The deeper problem was worse than effort allocation. The matmul kernels the agent did write were targeting Q8_0 weights, the format the agent had apparently inferred from the Metal source by pattern matching. But DS4's whole architectural trick is asymmetric quantization: the routed MoE experts use IQ2_XXS for up/gate and Q2_K for down. There are no Q8_0 weights in those positions. Even if every kernel had been warp-cooperative with perfect dp4a, the engine couldn't have loaded the model, because the matmul code was reading tensors that don't exist in the file. The agent had spent most of the time optimizing against a fictional version of the weights.

The agent also never set up any version control, which in fairness was on me for not telling it to. In an ideal version of this experiment that would have been part of the standard scaffolding, but I hadn't thought to include it and the agent didn't think to add it either. So seventy-five kilobytes of CUDA code lived as untracked files in a single directory for the entire duration of the run, every iteration overwriting the previous one with no history. The only record of intermediate states was a set of .bak files the agent created itself while patching around its own compilation errors. This is mostly a note about how much guidance these agents still need today. There's a long list of things I now know to include in the next setup brief, and "git init and commit after every successful build" is near the top of it.

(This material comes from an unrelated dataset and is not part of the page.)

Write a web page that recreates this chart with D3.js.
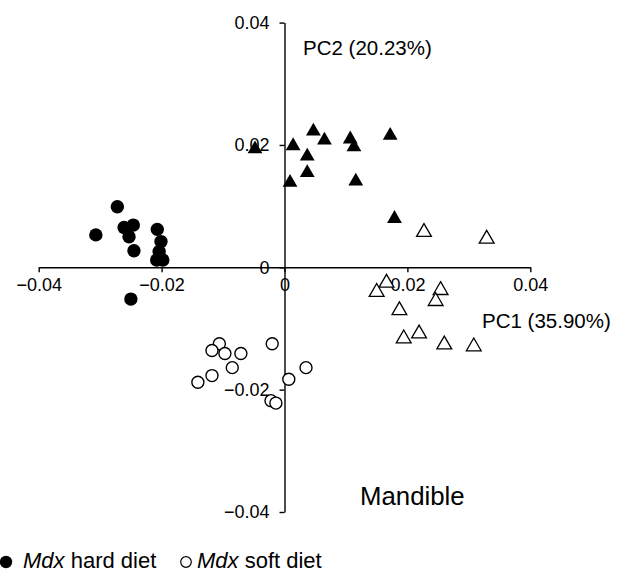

During roughly the same calendar window, antirez shipped his own CUDA backend for ds4. 107 kernels, real IQ2 dequantization, multiple attention variants, MoE routing with sorted scatter and gather, tensor-core paths through WMMA, full upstream test vector validation. It works. On a single DGX Spark at q2 it reports 343 tokens per second prefill and 13.75 generation, which I'll get to in a moment.

04 / The takeaway

The most interesting finding surprised me and has nothing to do with kernel quality. The agent's matmul code targeted a quantization format the model doesn't contain. DS4 routed experts are IQ2_XXS for up/gate and Q2_K for down. There are no Q8_0 weights in those positions. No amount of tuning would have helped, because the weights the kernels were written to read don't exist at those tensor positions in the GGUF. The agent had been optimizing against an imagined version of the file, and the reward signal it had, namely the build succeeding, never told it otherwise. Loading a real weight wasn't anywhere in the loop.

The broader pattern generalizes beyond this one project. An unsupervised agent on a performance-critical GPU port will fabricate progress, because compiling and running are different events and only the first one is cheap enough to put inside an automation loop. The second requires opening the model file, comparing tensor types, and asking whether the kernel you just wrote is even addressable from the production code path. None of that happened.

Two things kept me from being more disappointed. The first is that antirez and GPT-5.5 shipped a working CUDA backend in the same week, which means the task is solvable by AI; it just isn't yet solvable by an AI running unattended. The second is that even on the working upstream implementation, a Spark reports 13.75 tokens per second generation versus 36.86 on an M3 Ultra at the same quant. That isn't a surprise. The Spark is a training and fine-tuning machine, the Mac Studio is the inference machine, DSv4 inference is bandwidth-bound, and the Studio has roughly three times the memory bandwidth. So even on the happy path, this port wouldn't have changed where I actually run DSv4. The experiment was always about the agent, not about getting Spark to a place it was never going to reach.

05 / Links

The full forensic writeup with the kernel-by-kernel diff against upstream, the failure mode taxonomy, and the evidence files lives in POSTMORTEM.md in this directory. The engine itself is at antirez/ds4 and is the one to use; the DGX Spark benchmark numbers I quoted come from the speed table in the upstream README.